Manuel Grosso.- Admito que profeso una extraña admiración por David Fandila El Fandi, no como torero, sino como persona. Torear noventa y ocho corridas, como lo hizo el año pasado, significa mucho para mi. Tiene que ser como el placer que encuentran los corredores de la maratón, que radica específicamente en superar un reto consigo mismo. El escritor japonés Haruki Murakami afirma en su último libro, que cuando uno se somete a tan durísima prueba tiene que tener claro que “el dolor es inevitable, pero el sufrimiento es opcional y depende de cada uno”. Algo parecido debe pensar el Fandi cada tarde que sale a los ruedos de esos pueblos de Dios.

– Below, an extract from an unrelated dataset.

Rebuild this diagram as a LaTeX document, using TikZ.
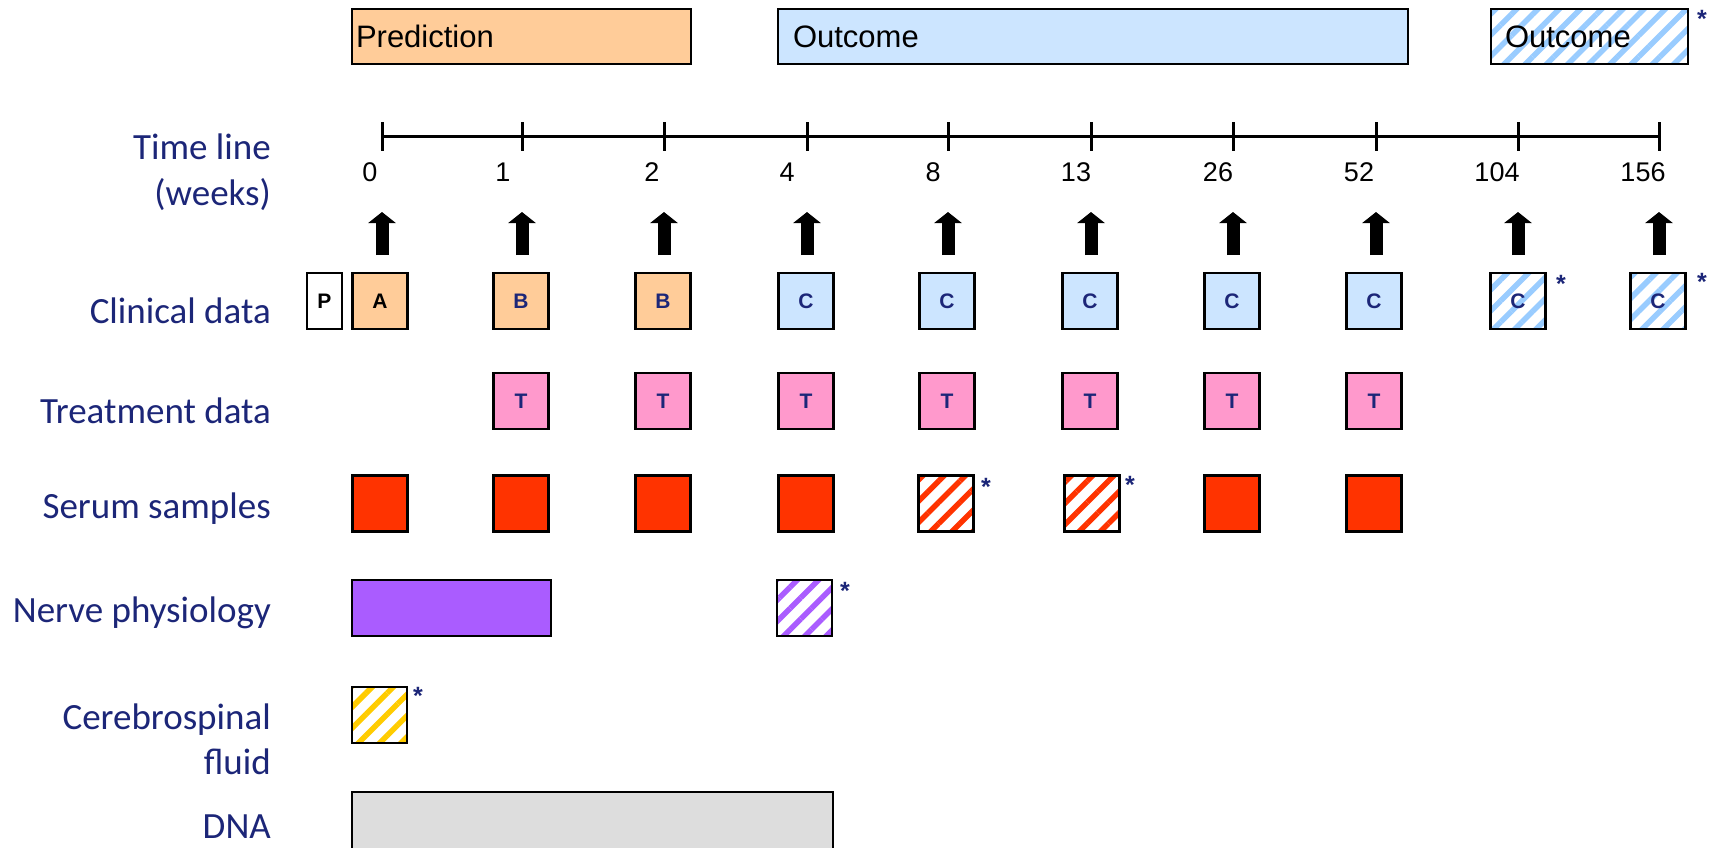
\documentclass[tikz,border=0pt]{standalone}
\usepackage{fontspec}
\setmainfont{Liberation Sans}
\newfontfamily\carlito{Carlito}
\usetikzlibrary{patterns.meta,arrows.meta}
\definecolor{navy}{RGB}{28,38,120}
\definecolor{peach}{HTML}{FFCC99}
\definecolor{lblue}{HTML}{CCE5FF}
\definecolor{sblue}{HTML}{99CCFF}
\definecolor{pinkT}{HTML}{FF99CC}
\definecolor{serum}{HTML}{FF3300}
\definecolor{purp}{HTML}{AA5CFF}
\definecolor{yel}{HTML}{FFCC00}
\definecolor{dnagray}{HTML}{DDDDDD}
\tikzset{
  bar/.style={draw=black, line width=2pt, inner ysep=0pt, minimum height=55pt,
    font=\fontsize{31}{31}\selectfont, align=left},
  sq/.style={draw=black, line width=2.2pt, minimum width=55pt, minimum height=56pt,
    inner sep=0pt, text=navy, font=\bfseries\fontsize{21}{21}\selectfont},
  hatch/.style={preaction={fill=white}, pattern={Lines[angle=45,distance=15pt,line width=5.5pt]}, pattern color=#1},
  ast/.style={text=navy, font=\bfseries\fontsize{25}{25}\selectfont, inner sep=0pt, anchor=north},
  rowlab/.style={text=navy, font=\carlito\fontsize{37}{46}\selectfont, inner sep=0pt, anchor=base east, align=right},
  ticklab/.style={font=\fontsize{27}{27}\selectfont, inner sep=0pt},
  axis/.style={line width=3pt},
  tickmark/.style={line width=3pt},
  bigarrow/.style={line width=13pt, -{Triangle[width=27pt,length=11pt]}}
}
\begin{document}
\begin{tikzpicture}[x=1pt,y=-1pt]
\useasboundingbox (0,0) rectangle (1719,847);
\fill[white] (0,0) rectangle (1719,847);

% top bars
\node[bar, fill=peach, text width=331pt, inner xsep=4pt] (pred) at (521.5,36.5) {Prediction};
\node[bar, fill=lblue, text width=600pt, inner xsep=15pt] (outc) at (1093,36.5) {Outcome};
\node[bar, hatch=sblue, text width=169pt, inner xsep=14pt] (outc2) at (1589.5,36.5) {Outcome};
\node[ast] (ast0) at (1702,10) {*};

% row labels
\node[rowlab, anchor=east] (tl) at (271,172) {Time line\\(weeks)};
\node[rowlab] (lclin) at (271,323) {Clinical data};
\node[rowlab] (ltreat) at (271,423) {Treatment data};
\node[rowlab] (lserum) at (271,518) {Serum samples};
\node[rowlab] (lnerve) at (271,622) {Nerve physiology};
\node[rowlab] (lcsf1) at (271,729) {Cerebrospinal};
\node[rowlab] (lcsf2) at (271,774) {fluid};
\node[rowlab] (ldna) at (271,838) {DNA};

% time line
\foreach \x/\lab/\off [count=\i from 0] in {382/0/-12, 522/1/-19, 664/2/-12, 807/4/-20, 948/8/-15, 1091/13/-15, 1233/26/-15, 1376/52/-17, 1518/104/-21, 1659/156/-16} {
  \coordinate (k\i) at (\x,136);
  \coordinate (kt\i) at (\x,122);
  \coordinate (kb\i) at (\x,151);
  \draw[tickmark] (kt\i) -- (kb\i);
  \node[ticklab] (lab\i) at (\x+\off,172) {\lab};
  \coordinate (ab\i) at (\x,255);
  \coordinate (at\i) at (\x,212);
  \draw[bigarrow] (ab\i) -- (at\i);
}
\draw[axis] (k0) -- (k9);

% clinical data
\node[sq, minimum width=35pt, fill=white, text=black] (P) at (324.5,301) {P};
\node[sq, fill=peach, text=black] (cA) at (380,301) {A};
\node[sq, fill=peach] (cB1) at (521,301) {B};
\node[sq, fill=peach] (cB2) at (663,301) {B};
\node[sq, fill=lblue] (cC1) at (806,301) {C};
\node[sq, fill=lblue] (cC2) at (947,301) {C};
\node[sq, fill=lblue] (cC3) at (1090,301) {C};
\node[sq, fill=lblue] (cC4) at (1232,301) {C};
\node[sq, fill=lblue] (cC5) at (1374,301) {C};
\node[sq, hatch=sblue] (cC6) at (1518,301) {C};
\node[sq, hatch=sblue] (cC7) at (1658,301) {C};
\node[ast] (ast1) at (1561,275) {*};
\node[ast] (ast2) at (1702,273) {*};

% treatment data
\foreach \x [count=\i] in {521,663,806,947,1090,1232,1374} {
  \node[sq, fill=pinkT] (t\i) at (\x,401) {T};
}

% serum samples
\node[sq, fill=serum] (s0) at (380,503.5) {};
\node[sq, fill=serum] (s1) at (521,503.5) {};
\node[sq, fill=serum] (s2) at (663,503.5) {};
\node[sq, fill=serum] (s3) at (806,503.5) {};
\node[sq, hatch=serum] (s4) at (946,503.5) {};
\node[sq, hatch=serum] (s5) at (1092,503.5) {};
\node[sq, fill=serum] (s6) at (1232,503.5) {};
\node[sq, fill=serum] (s7) at (1374,503.5) {};
\node[ast] (ast3) at (986,478) {*};
\node[ast] (ast4) at (1130,476) {*};

% nerve physiology
\node[sq, fill=purp, minimum width=199pt] (n0) at (451.5,608) {};
\node[sq, hatch=purp] (n1) at (804.5,608) {};
\node[ast] (ast5) at (845,582) {*};

% cerebrospinal fluid
\node[sq, hatch=yel] (csf) at (379.5,715) {};
\node[ast] (ast6) at (418,687) {*};

% DNA
\node[sq, fill=dnagray, minimum width=481pt, minimum height=70pt] (dna) at (592.5,827) {};
\end{tikzpicture}
\end{document}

Tiene que ser aun mas trago cuando se apunta a matar una corrida de toros en Sevilla o en Madrid, donde sabe que ni se aprecia su toreo, ni el público se lo agradece, y cuando además, su temporada no depende en absoluto de presentarse en estas plazas.

Repetir el numero de las banderillas, hacer un esfuerzo físico importante, intentar darle algún que otro muletazo y luego tirarse a matar lo mejor posible, se tiene que convertir a veces en un calvario. Aunque también es cierto que hay un público especial, mayormente compuesto por no aficionados, que se lo agradecen y lo trata como si fuera una figura del toreo. Ayer, válgame Dios, que a diferencia de sus compañeros lo intento con toda la perseverancia de la que fue capaz, pero no le sirvió de gran cosa en gran parte porque dirige su técnica en una dirección errónea.

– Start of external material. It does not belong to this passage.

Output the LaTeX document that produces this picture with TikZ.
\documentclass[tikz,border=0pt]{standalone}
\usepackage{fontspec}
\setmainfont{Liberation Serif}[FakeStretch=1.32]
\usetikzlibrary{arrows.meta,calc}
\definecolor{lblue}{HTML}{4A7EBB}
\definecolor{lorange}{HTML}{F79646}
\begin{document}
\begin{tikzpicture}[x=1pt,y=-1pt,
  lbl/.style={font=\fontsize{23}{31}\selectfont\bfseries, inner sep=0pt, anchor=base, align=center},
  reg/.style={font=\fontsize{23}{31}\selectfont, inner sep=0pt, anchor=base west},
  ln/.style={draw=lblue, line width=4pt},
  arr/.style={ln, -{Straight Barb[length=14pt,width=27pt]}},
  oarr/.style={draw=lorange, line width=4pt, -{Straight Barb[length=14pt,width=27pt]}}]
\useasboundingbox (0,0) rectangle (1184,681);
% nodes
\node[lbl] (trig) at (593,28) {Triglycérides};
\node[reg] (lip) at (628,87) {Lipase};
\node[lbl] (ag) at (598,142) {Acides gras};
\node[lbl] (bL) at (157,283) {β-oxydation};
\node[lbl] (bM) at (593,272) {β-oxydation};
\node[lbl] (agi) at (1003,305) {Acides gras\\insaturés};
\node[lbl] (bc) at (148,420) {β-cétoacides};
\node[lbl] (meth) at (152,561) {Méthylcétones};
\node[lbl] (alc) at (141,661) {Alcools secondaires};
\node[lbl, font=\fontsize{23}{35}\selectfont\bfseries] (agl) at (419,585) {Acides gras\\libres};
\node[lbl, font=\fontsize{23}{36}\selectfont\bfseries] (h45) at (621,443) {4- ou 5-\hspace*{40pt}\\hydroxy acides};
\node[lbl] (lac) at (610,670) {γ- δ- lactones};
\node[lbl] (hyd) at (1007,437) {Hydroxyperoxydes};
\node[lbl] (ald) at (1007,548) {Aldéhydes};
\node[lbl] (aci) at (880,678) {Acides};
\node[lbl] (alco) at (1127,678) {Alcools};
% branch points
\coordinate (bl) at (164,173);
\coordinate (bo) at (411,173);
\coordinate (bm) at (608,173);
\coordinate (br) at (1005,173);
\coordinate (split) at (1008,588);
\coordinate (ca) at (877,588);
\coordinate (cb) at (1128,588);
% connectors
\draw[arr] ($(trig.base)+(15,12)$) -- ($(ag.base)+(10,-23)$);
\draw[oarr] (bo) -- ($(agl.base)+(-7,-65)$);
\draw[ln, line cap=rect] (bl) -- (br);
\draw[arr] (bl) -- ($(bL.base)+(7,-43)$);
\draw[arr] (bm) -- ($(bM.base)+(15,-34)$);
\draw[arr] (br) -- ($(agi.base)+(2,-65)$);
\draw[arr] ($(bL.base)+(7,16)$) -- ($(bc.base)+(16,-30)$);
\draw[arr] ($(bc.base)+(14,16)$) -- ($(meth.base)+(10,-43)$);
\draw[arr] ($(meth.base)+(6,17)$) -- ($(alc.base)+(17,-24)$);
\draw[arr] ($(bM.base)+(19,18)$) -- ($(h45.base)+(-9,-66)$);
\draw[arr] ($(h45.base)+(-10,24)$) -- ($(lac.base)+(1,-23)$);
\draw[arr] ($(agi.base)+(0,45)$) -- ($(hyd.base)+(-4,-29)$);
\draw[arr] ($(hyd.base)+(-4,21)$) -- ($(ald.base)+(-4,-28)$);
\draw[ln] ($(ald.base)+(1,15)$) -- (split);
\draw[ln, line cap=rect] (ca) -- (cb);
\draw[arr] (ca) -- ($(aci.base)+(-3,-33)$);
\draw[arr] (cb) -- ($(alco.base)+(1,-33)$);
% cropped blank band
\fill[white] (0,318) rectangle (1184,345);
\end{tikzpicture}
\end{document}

Parte del público se lo valoró, y hasta le pidieron una oreja en su último toro, pero él sabe que ello no era posible, al menos en Sevilla. La empresa debería plantearse el que últimamente, con el pretexto de que los sábados de feria viene mucha gente de los pueblos, nos repitan la terna de marras sistemáticamente el mismo día. Es un poco como minusvalorar al público procedente de las localidades cercanas a la capital, pues hoy en día también hay otras opciones que llenarían el coso maestrante. Ser de pueblo no necesariamente tiene que equivaler a ser una fanático de la vulgaridad.

Y para vulgaridad desesperante la de Manuel Díaz El Cordobés, cuya muleta tuvo el extraño merito de no rozar jamás el albero de la plaza. De Rivera Ordóñez solo se puede preguntar uno porqué sigue toreando, cuando a la vista está que ni le gusta, ni le interesa lo mas mínimo, desde hace ya muchos años. Si su abuelo o su padre vivieran, seguro que ya se lo habrían dicho. Si algo esta claro en el toreo es que de la vulgaridad jamás puede transformarse en arte.